Comparing these research examples, each shows a different path from idea to research question – personal experience, social experience and circumstance or societal problems. Flick assures the reader that these are not the only sources for research interests, with much research stemming from research previously conducted (i.e. questions which remained unanswered, questions resulting from findings, etc).
In Flick’s own research (professionals’ concepts of health/ageing and homeless adolescents’ health), there were two sources. Firstly, his research team were interested in the development of public health and also held an interest in subjective understandings of health. From this, they developed a research interest in ‘how ideas of health, health promotion and prevention had an impact on the day-to-day practices in health institutions. This can be seen as a combination of a scientific interest and a political concern (i.e. how to use public health concepts for transforming and improving the current health system).
In terms of taking a research perspective, there are a number of options. (In the Glaser and Strauss example, this was to develop a theory where an explanation was missing.)
The next step is to think about using theory in qualitative research. Here, Flick addresses the myth that qualitative research does not build on existing research. Essentially, qualitative research asks you to build on existing theories, otherwise risking extreme naivety when beginning research.
Developing a research question comes down to deciding exactly what you would like to research and study (this means that the research interest and research perspective steps are absolutely necessary).
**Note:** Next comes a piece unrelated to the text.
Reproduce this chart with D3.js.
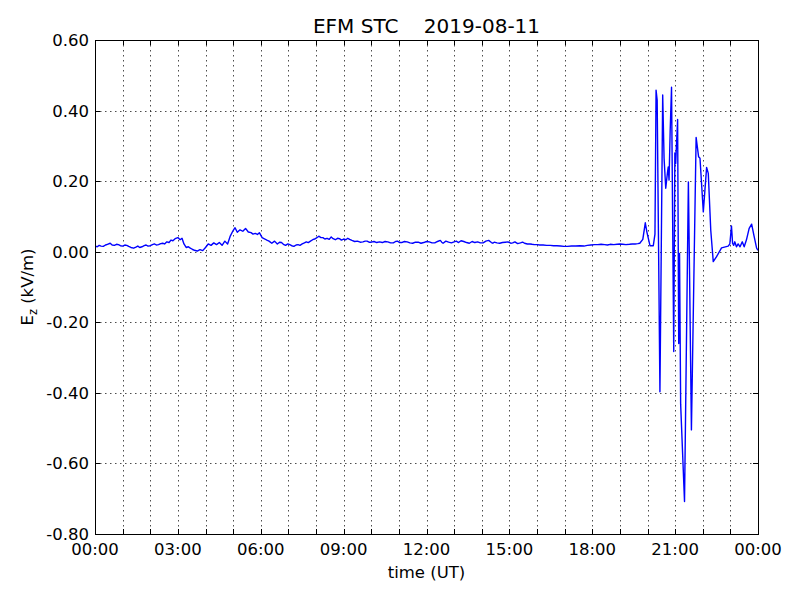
<!DOCTYPE html>
<html><head><meta charset="utf-8">
<script src="https://cdn.jsdelivr.net/npm/d3@7"></script>
<style>body{margin:0;background:#fff}text{font-family:"DejaVu Sans",sans-serif;white-space:pre}</style>
</head><body><svg id="c" width="800" height="600"></svg>
<script>
const titleText = "EFM STC    2019-08-11";
const xLabel = "time (UT)";
const xTickHours = [0,3,6,9,12,15,18,21,24];
const xTickLabels = ["00:00","03:00","06:00","09:00","12:00","15:00","18:00","21:00","00:00"];
const yTicks = [0.6,0.4,0.2,0,-0.2,-0.4,-0.6,-0.8];
const yTickLabels = ["0.60","0.40","0.20","0.00","-0.20","-0.40","-0.60","-0.80"];
const hours = [
0.00,0.08,0.15,0.22,0.30,0.38,0.45,0.55,0.62,0.70,
0.78,0.85,0.92,1.00,1.08,1.15,1.22,1.30,1.40,1.48,
1.55,1.62,1.70,1.78,1.85,1.92,2.00,2.08,2.15,2.22,
2.30,2.38,2.45,2.52,2.60,2.68,2.75,2.82,2.90,3.00,
3.08,3.15,3.22,3.30,3.38,3.45,3.52,3.60,3.70,3.80,
3.90,4.00,4.10,4.20,4.30,4.40,4.50,4.60,4.70,4.80,
4.90,5.00,5.07,5.15,5.25,5.35,5.45,5.55,5.65,5.72,
5.80,5.88,5.95,6.05,6.15,6.22,6.30,6.40,6.50,6.60,
6.68,6.75,6.82,6.90,6.98,7.05,7.12,7.20,7.28,7.35,
7.42,7.50,7.58,7.65,7.72,7.80,7.88,7.95,8.02,8.10,
8.18,8.25,8.32,8.40,8.48,8.55,8.62,8.70,8.78,8.85,
8.92,9.00,9.08,9.15,9.22,9.30,9.40,9.50,9.60,9.70,
9.78,9.85,9.92,10.00,10.10,10.20,10.30,10.40,10.50,10.60,
10.70,10.80,10.88,10.95,11.02,11.10,11.20,11.30,11.40,11.50,
11.60,11.70,11.80,11.90,12.00,12.10,12.20,12.30,12.40,12.50,
12.55,12.60,12.70,12.80,12.90,13.00,13.08,13.15,13.25,13.35,
13.45,13.55,13.65,13.75,13.85,13.95,14.05,14.15,14.25,14.35,
14.40,14.45,14.55,14.65,14.75,14.85,14.95,15.05,15.12,15.20,
15.30,15.40,15.48,15.55,15.65,15.75,15.82,15.90,16.00,16.10,
16.22,16.35,16.48,16.60,16.72,16.85,16.98,17.10,17.25,17.40,
17.55,17.70,17.82,17.95,18.08,18.20,18.32,18.45,18.55,18.65,
18.78,18.90,19.00,19.10,19.22,19.35,19.45,19.55,19.65,19.72,
19.83,19.92,19.98,20.09,20.21,20.27,20.31,20.35,20.45,20.55,
20.60,20.66,20.72,20.75,20.78,20.82,20.87,20.95,20.99,21.02,
21.09,21.13,21.16,21.20,21.34,21.48,21.52,21.59,21.76,21.85,
21.90,22.02,22.14,22.20,22.29,22.38,22.50,22.68,22.92,22.98,
23.04,23.08,23.12,23.16,23.22,23.28,23.35,23.43,23.50,23.58,
23.68,23.77,23.85,23.95,24.00];
const ez = [
0.016,0.014,0.018,0.016,0.015,0.019,0.021,0.024,0.019,0.018,
0.021,0.020,0.017,0.016,0.019,0.018,0.015,0.012,0.010,0.013,
0.016,0.012,0.014,0.017,0.019,0.016,0.017,0.020,0.022,0.019,
0.020,0.023,0.024,0.022,0.028,0.026,0.033,0.031,0.037,0.040,
0.034,0.038,0.022,0.012,0.014,0.010,0.007,0.004,0.002,0.006,
0.003,0.012,0.022,0.018,0.025,0.020,0.026,0.018,0.030,0.022,
0.045,0.060,0.068,0.055,0.062,0.058,0.066,0.056,0.054,0.050,
0.052,0.049,0.054,0.040,0.036,0.033,0.030,0.024,0.030,0.022,
0.027,0.026,0.021,0.018,0.022,0.020,0.017,0.015,0.019,0.020,
0.018,0.022,0.025,0.028,0.026,0.030,0.034,0.036,0.039,0.044,
0.040,0.040,0.036,0.038,0.035,0.042,0.037,0.034,0.038,0.037,
0.033,0.036,0.034,0.038,0.035,0.032,0.029,0.030,0.027,0.028,
0.030,0.030,0.027,0.027,0.029,0.026,0.028,0.026,0.029,0.028,
0.025,0.025,0.029,0.030,0.026,0.026,0.029,0.028,0.025,0.024,
0.027,0.027,0.024,0.026,0.029,0.028,0.025,0.025,0.029,0.032,
0.027,0.024,0.030,0.027,0.025,0.028,0.030,0.026,0.031,0.029,
0.026,0.024,0.029,0.026,0.028,0.025,0.025,0.030,0.032,0.026,
0.024,0.027,0.025,0.024,0.026,0.027,0.028,0.024,0.025,0.028,
0.023,0.025,0.027,0.024,0.022,0.022,0.021,0.020,0.020,0.019,
0.019,0.018,0.018,0.017,0.017,0.016,0.015,0.015,0.016,0.016,
0.017,0.016,0.018,0.019,0.020,0.020,0.021,0.020,0.019,0.021,
0.020,0.021,0.022,0.021,0.020,0.021,0.022,0.022,0.023,0.024,
0.035,0.082,0.055,0.017,0.017,0.050,0.458,0.430,-0.397,0.444,
0.265,0.180,0.222,0.240,0.203,0.340,0.466,-0.283,0.280,0.250,
0.375,-0.260,-0.005,-0.432,-0.708,0.198,-0.047,-0.505,0.324,0.269,
0.265,0.113,0.239,0.222,0.061,-0.028,-0.014,0.011,0.016,0.022,
0.073,0.024,0.018,0.028,0.014,0.022,0.014,0.028,0.014,0.033,
0.066,0.078,0.047,0.010,0.004];

const L=95,R=758,T=40,B=534;
const svg=d3.select("#c");
svg.append("rect").attr("width",800).attr("height",600).attr("fill","#fff");
const x=d3.scaleLinear().domain([0,24]).range([L,R]);
const y=d3.scaleLinear().domain([-0.8,0.6]).range([B,T]);
const hourGrid=d3.range(1,24);
const g=svg.append("g");
g.selectAll("line.gx").data(hourGrid).join("line").attr("x1",d=>Math.round(x(d))+0.5).attr("x2",d=>Math.round(x(d))+0.5).attr("y1",T).attr("y2",B).attr("stroke","#000").attr("stroke-width",0.7).attr("stroke-dasharray","1.5,3.5");
g.selectAll("line.gy").data(yTicks.slice(1,-1)).join("line").attr("y1",d=>Math.round(y(d))+0.5).attr("y2",d=>Math.round(y(d))+0.5).attr("x1",L).attr("x2",R).attr("stroke","#000").attr("stroke-width",0.7).attr("stroke-dasharray","1.5,3.5");
svg.append("clipPath").attr("id","cp").append("rect").attr("x",L).attr("y",T).attr("width",R-L).attr("height",B-T);
const pts=hours.map((h,i)=>[h,ez[i]]);
const line=d3.line().x(d=>x(d[0])).y(d=>y(d[1]));
svg.append("path").datum(pts).attr("d",line).attr("fill","none").attr("stroke","#0000ff").attr("stroke-width",1.4).attr("stroke-linejoin","round").attr("clip-path","url(#cp)");
const allHours=d3.range(0,25);
svg.selectAll("line.tb").data(allHours).join("line").attr("x1",d=>Math.round(x(d))+0.5).attr("x2",d=>Math.round(x(d))+0.5).attr("y1",B).attr("y2",B-5).attr("stroke","#000");
svg.selectAll("line.tt").data(allHours).join("line").attr("x1",d=>Math.round(x(d))+0.5).attr("x2",d=>Math.round(x(d))+0.5).attr("y1",T).attr("y2",T+5).attr("stroke","#000");
svg.selectAll("line.tl").data(yTicks).join("line").attr("y1",d=>Math.round(y(d))+0.5).attr("y2",d=>Math.round(y(d))+0.5).attr("x1",L).attr("x2",L+5).attr("stroke","#000");
svg.selectAll("line.tr").data(yTicks).join("line").attr("y1",d=>Math.round(y(d))+0.5).attr("y2",d=>Math.round(y(d))+0.5).attr("x1",R).attr("x2",R-5).attr("stroke","#000");
svg.append("rect").attr("x",L+0.5).attr("y",T+0.5).attr("width",R-L).attr("height",B-T).attr("fill","none").attr("stroke","#000").attr("stroke-width",1);
svg.selectAll("text.xl").data(xTickHours).join("text").attr("x",d=>x(d)).attr("y",B+21).attr("text-anchor","middle").attr("font-size",16.5).text((d,i)=>xTickLabels[i]);
svg.selectAll("text.yl").data(yTicks).join("text").attr("x",L-6).attr("y",d=>y(d)+6).attr("text-anchor","end").attr("font-size",16.5).text((d,i)=>yTickLabels[i]);
svg.append("text").attr("x",(L+R)/2).attr("y",33).attr("text-anchor","middle").attr("font-size",20).attr("xml:space","preserve").text(titleText);
svg.append("text").attr("x",(L+R)/2).attr("y",578).attr("text-anchor","middle").attr("font-size",16.5).text(xLabel);
const yl=svg.append("text").attr("transform",`translate(33,${(T+B)/2}) rotate(-90)`).attr("text-anchor","middle").attr("font-size",16.5);
yl.append("tspan").text("E");
yl.append("tspan").attr("font-size",11.5).attr("dy",4).text("z");
yl.append("tspan").attr("dy",-4).text(" (kV/m)");
</script></body></html>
For a project to be successful, the research question needs to be clearly and explicitly formulated, also considering what is important (what needs to be covered) and what isn’t so important (what can be left out).
Flick concludes by once again addressing the importance of carefully planning the research interest and perspective, while getting well acquainted with existing literature on the topic – including preparing access to the research field, clarifying relations to the field and its members and becoming an expert in the methods you and your research team want to use. (p. 23).